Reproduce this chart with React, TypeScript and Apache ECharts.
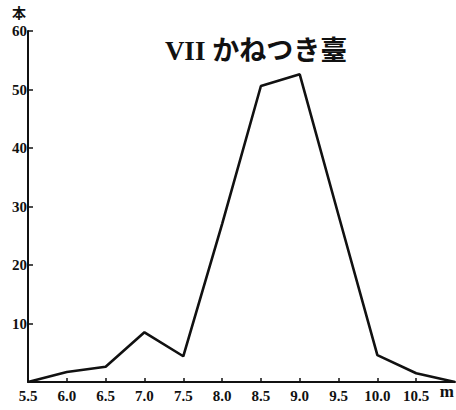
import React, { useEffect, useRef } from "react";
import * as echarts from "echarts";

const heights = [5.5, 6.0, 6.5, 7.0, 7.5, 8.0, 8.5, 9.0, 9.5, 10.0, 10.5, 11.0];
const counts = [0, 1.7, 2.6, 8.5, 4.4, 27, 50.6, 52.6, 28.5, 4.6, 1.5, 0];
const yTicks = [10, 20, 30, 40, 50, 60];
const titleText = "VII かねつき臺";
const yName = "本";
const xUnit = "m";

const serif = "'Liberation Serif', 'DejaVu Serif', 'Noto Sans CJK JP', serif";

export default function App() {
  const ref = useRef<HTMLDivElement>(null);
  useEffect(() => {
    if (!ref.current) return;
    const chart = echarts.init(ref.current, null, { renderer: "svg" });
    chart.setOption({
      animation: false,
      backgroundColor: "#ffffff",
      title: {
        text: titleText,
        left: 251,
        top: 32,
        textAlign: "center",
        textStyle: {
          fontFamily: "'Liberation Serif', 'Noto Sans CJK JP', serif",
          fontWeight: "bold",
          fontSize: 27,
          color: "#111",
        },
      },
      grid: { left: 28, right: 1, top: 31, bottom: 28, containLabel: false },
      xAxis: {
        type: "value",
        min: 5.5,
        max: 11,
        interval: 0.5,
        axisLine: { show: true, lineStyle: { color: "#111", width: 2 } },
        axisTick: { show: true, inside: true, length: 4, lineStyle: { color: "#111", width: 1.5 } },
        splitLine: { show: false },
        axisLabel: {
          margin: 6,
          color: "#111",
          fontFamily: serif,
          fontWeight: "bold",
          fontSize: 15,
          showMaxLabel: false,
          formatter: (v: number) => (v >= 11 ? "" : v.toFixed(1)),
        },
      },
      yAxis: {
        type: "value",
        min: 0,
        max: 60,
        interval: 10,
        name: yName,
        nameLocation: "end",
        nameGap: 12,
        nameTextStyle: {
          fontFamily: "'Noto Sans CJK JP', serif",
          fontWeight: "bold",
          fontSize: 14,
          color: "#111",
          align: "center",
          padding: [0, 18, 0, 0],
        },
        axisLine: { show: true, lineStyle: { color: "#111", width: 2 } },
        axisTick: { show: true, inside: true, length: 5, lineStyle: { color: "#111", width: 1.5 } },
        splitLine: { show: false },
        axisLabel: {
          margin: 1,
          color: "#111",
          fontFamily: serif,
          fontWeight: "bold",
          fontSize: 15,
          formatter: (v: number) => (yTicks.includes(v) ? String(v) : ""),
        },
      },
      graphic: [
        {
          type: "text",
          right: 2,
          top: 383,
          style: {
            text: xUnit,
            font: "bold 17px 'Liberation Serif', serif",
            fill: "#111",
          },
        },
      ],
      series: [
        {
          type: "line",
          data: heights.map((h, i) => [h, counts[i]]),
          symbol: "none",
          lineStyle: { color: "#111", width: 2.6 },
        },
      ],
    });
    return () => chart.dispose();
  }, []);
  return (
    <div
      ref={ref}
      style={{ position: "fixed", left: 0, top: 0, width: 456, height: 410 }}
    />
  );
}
* * *
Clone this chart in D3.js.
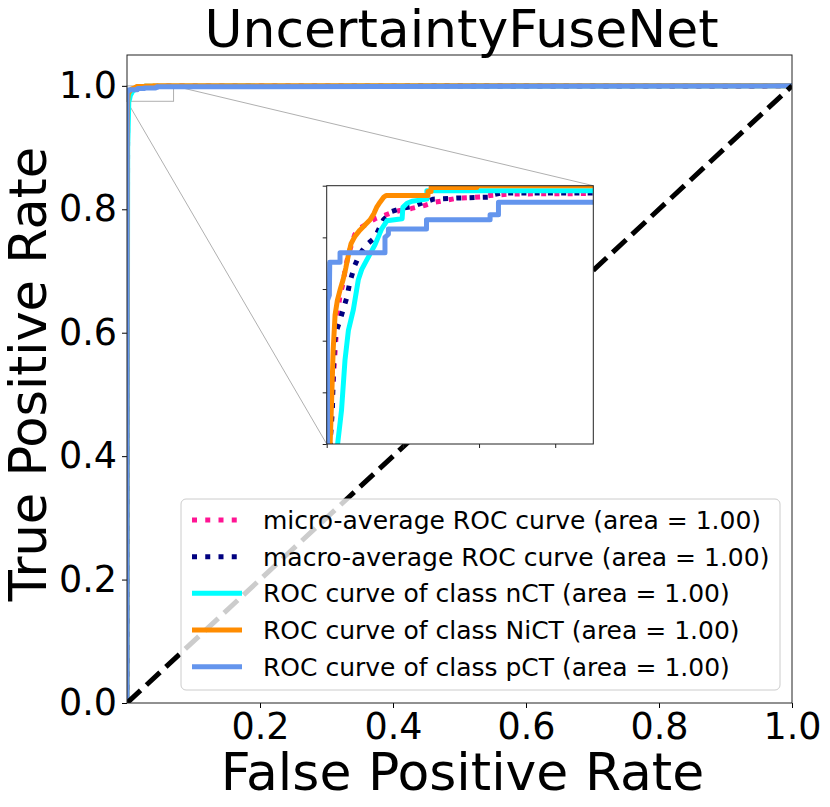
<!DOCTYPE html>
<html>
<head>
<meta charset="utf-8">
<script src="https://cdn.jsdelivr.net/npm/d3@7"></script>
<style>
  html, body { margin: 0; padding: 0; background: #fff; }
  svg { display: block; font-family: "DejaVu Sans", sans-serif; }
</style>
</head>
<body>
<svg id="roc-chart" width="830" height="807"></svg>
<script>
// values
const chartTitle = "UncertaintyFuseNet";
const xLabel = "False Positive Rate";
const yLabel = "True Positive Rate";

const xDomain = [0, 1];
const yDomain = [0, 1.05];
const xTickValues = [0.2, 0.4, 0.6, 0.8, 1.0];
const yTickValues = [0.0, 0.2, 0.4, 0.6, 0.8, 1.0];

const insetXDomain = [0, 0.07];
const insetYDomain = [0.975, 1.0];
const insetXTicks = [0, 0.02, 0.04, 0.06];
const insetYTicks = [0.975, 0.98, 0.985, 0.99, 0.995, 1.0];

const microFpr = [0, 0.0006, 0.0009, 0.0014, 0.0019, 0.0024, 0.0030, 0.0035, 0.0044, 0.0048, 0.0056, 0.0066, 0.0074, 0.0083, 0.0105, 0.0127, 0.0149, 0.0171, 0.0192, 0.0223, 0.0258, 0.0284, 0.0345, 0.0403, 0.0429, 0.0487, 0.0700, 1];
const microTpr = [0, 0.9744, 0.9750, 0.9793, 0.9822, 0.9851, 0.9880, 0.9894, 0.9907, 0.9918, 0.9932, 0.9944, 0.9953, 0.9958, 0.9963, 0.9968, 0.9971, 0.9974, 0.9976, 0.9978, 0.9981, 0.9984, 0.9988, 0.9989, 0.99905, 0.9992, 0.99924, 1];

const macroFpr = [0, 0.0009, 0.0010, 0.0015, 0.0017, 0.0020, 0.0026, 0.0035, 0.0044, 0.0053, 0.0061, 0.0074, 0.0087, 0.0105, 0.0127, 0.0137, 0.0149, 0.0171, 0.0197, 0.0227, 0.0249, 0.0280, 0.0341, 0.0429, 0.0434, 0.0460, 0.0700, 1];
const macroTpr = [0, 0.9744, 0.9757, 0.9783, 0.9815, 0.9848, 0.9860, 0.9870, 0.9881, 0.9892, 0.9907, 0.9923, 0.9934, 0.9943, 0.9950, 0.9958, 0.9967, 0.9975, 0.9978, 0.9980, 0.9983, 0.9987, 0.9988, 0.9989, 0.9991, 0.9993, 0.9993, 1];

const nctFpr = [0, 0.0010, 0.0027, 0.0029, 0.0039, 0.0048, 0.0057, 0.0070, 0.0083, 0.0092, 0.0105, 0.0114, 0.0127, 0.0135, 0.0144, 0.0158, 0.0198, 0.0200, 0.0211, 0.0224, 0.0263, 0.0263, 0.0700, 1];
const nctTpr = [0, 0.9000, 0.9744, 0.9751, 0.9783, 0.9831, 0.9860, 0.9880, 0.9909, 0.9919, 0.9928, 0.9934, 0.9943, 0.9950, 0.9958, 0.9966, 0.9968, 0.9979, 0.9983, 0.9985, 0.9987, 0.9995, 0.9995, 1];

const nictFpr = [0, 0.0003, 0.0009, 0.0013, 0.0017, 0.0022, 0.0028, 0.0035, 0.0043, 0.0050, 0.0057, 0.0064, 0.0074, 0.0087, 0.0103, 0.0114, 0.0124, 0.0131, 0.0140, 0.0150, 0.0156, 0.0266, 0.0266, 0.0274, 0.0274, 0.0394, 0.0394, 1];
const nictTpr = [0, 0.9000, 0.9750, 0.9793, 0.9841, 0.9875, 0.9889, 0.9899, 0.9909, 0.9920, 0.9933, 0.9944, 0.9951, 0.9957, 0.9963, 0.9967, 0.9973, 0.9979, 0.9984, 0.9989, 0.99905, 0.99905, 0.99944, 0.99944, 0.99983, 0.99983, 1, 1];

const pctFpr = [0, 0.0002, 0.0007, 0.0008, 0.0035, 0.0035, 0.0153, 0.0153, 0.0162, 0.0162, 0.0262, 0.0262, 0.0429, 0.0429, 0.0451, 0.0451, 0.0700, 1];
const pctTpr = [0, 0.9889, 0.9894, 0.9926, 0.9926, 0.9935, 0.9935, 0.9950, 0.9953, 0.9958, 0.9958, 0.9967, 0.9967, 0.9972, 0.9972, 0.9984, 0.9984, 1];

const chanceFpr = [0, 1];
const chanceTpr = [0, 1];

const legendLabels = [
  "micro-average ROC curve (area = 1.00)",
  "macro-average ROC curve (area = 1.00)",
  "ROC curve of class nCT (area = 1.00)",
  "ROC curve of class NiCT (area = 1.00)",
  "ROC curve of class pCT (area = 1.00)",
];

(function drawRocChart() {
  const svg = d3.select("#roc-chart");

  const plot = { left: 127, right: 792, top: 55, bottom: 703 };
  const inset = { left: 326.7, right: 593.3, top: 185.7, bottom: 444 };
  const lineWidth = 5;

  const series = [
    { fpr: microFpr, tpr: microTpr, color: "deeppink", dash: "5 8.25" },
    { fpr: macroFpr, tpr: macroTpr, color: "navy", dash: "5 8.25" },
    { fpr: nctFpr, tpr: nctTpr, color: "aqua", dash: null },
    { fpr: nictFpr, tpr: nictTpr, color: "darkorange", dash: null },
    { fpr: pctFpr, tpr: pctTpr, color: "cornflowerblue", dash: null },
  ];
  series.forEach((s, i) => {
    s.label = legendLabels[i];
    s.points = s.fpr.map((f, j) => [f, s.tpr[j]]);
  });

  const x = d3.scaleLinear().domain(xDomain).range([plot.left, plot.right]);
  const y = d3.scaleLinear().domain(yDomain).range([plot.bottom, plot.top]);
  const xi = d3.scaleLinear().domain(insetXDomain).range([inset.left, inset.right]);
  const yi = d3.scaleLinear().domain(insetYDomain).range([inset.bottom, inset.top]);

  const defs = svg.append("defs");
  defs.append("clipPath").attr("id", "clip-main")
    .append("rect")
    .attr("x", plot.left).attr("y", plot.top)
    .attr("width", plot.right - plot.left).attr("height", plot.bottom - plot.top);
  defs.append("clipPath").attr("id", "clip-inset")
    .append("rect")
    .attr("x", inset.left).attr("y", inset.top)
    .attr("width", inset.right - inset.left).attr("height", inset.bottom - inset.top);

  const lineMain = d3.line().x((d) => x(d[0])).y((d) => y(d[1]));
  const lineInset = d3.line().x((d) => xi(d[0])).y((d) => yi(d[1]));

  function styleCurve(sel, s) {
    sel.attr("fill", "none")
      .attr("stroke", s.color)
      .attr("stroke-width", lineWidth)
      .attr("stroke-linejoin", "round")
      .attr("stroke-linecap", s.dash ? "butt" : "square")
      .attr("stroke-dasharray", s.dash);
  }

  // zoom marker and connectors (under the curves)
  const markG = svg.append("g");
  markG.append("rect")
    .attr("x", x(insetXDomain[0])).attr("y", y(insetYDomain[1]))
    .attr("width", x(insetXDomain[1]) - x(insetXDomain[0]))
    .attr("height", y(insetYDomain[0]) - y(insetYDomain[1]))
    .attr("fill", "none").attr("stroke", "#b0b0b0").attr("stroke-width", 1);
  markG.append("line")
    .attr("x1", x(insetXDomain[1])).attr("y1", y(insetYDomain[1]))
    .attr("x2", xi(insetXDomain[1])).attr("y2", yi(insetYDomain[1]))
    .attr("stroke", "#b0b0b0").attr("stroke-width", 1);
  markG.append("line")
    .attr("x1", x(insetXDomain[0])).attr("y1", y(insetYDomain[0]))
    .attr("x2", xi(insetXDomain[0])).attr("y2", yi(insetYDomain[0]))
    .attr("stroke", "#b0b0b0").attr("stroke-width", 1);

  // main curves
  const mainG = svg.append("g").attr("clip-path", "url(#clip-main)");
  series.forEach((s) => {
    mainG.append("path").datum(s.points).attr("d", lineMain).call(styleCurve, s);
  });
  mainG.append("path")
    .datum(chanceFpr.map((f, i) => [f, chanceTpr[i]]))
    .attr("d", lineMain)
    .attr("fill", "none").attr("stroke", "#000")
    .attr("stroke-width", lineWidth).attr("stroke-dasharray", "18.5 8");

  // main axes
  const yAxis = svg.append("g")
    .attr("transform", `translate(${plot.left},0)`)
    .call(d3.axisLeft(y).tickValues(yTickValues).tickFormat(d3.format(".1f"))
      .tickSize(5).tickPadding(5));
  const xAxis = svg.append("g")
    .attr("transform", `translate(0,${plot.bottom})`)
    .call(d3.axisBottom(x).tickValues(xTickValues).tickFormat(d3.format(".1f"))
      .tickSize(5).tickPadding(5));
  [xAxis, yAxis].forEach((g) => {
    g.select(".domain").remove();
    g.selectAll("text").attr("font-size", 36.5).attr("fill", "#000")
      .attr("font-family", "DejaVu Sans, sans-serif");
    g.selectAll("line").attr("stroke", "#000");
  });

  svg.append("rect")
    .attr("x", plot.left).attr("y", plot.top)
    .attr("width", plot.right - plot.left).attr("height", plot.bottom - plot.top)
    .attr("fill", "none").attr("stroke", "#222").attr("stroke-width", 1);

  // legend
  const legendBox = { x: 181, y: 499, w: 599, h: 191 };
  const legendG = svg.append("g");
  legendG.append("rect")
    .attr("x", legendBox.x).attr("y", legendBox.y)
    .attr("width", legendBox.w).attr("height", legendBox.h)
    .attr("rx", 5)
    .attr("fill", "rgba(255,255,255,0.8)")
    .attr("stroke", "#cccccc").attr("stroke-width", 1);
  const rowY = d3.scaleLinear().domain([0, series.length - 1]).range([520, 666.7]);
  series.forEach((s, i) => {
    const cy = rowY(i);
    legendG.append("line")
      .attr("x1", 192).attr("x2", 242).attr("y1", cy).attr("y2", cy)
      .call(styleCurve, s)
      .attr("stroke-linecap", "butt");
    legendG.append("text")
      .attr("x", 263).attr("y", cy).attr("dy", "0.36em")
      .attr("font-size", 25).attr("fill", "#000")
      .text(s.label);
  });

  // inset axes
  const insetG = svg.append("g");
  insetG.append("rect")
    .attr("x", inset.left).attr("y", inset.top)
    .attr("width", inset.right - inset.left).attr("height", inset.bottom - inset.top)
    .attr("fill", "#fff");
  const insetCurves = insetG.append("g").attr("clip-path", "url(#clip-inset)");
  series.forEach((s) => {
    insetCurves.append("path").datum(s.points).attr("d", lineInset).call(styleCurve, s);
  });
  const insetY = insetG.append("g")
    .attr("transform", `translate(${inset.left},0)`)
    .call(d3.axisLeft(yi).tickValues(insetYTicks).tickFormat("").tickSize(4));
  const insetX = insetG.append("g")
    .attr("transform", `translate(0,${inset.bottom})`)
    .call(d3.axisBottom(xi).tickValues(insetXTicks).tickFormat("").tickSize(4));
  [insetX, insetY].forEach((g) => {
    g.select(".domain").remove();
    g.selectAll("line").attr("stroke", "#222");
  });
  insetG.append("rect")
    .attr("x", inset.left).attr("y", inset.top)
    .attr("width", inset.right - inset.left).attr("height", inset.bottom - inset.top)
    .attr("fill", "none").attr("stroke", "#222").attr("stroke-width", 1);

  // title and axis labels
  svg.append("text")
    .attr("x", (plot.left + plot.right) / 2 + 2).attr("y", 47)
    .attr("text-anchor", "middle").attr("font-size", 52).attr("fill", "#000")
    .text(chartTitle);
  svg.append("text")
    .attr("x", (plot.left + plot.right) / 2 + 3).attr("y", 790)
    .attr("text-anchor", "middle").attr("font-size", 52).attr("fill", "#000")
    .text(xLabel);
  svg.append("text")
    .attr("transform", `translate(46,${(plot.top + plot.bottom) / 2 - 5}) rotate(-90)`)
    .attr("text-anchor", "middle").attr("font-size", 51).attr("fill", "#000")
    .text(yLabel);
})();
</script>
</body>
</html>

INSTRUCTIONS FOR THE TASK — Could you quote, word for word, only the lines from the one containing "Reproduce this chart" through the one containing "Serif', 'DejaVu Serif', 'Noto", both included, and leave out any pictures?

FINISHED ANSWER —
Reproduce this chart with React, TypeScript and Apache ECharts.
import React, { useEffect, useRef } from "react";
import * as echarts from "echarts";

const heights = [5.5, 6.0, 6.5, 7.0, 7.5, 8.0, 8.5, 9.0, 9.5, 10.0, 10.5, 11.0];
const counts = [0, 1.7, 2.6, 8.5, 4.4, 27, 50.6, 52.6, 28.5, 4.6, 1.5, 0];
const yTicks = [10, 20, 30, 40, 50, 60];
const titleText = "VII かねつき臺";
const yName = "本";
const xUnit = "m";

const serif = "'Liberation Serif', 'DejaVu Serif', 'Noto Sans CJK JP', serif";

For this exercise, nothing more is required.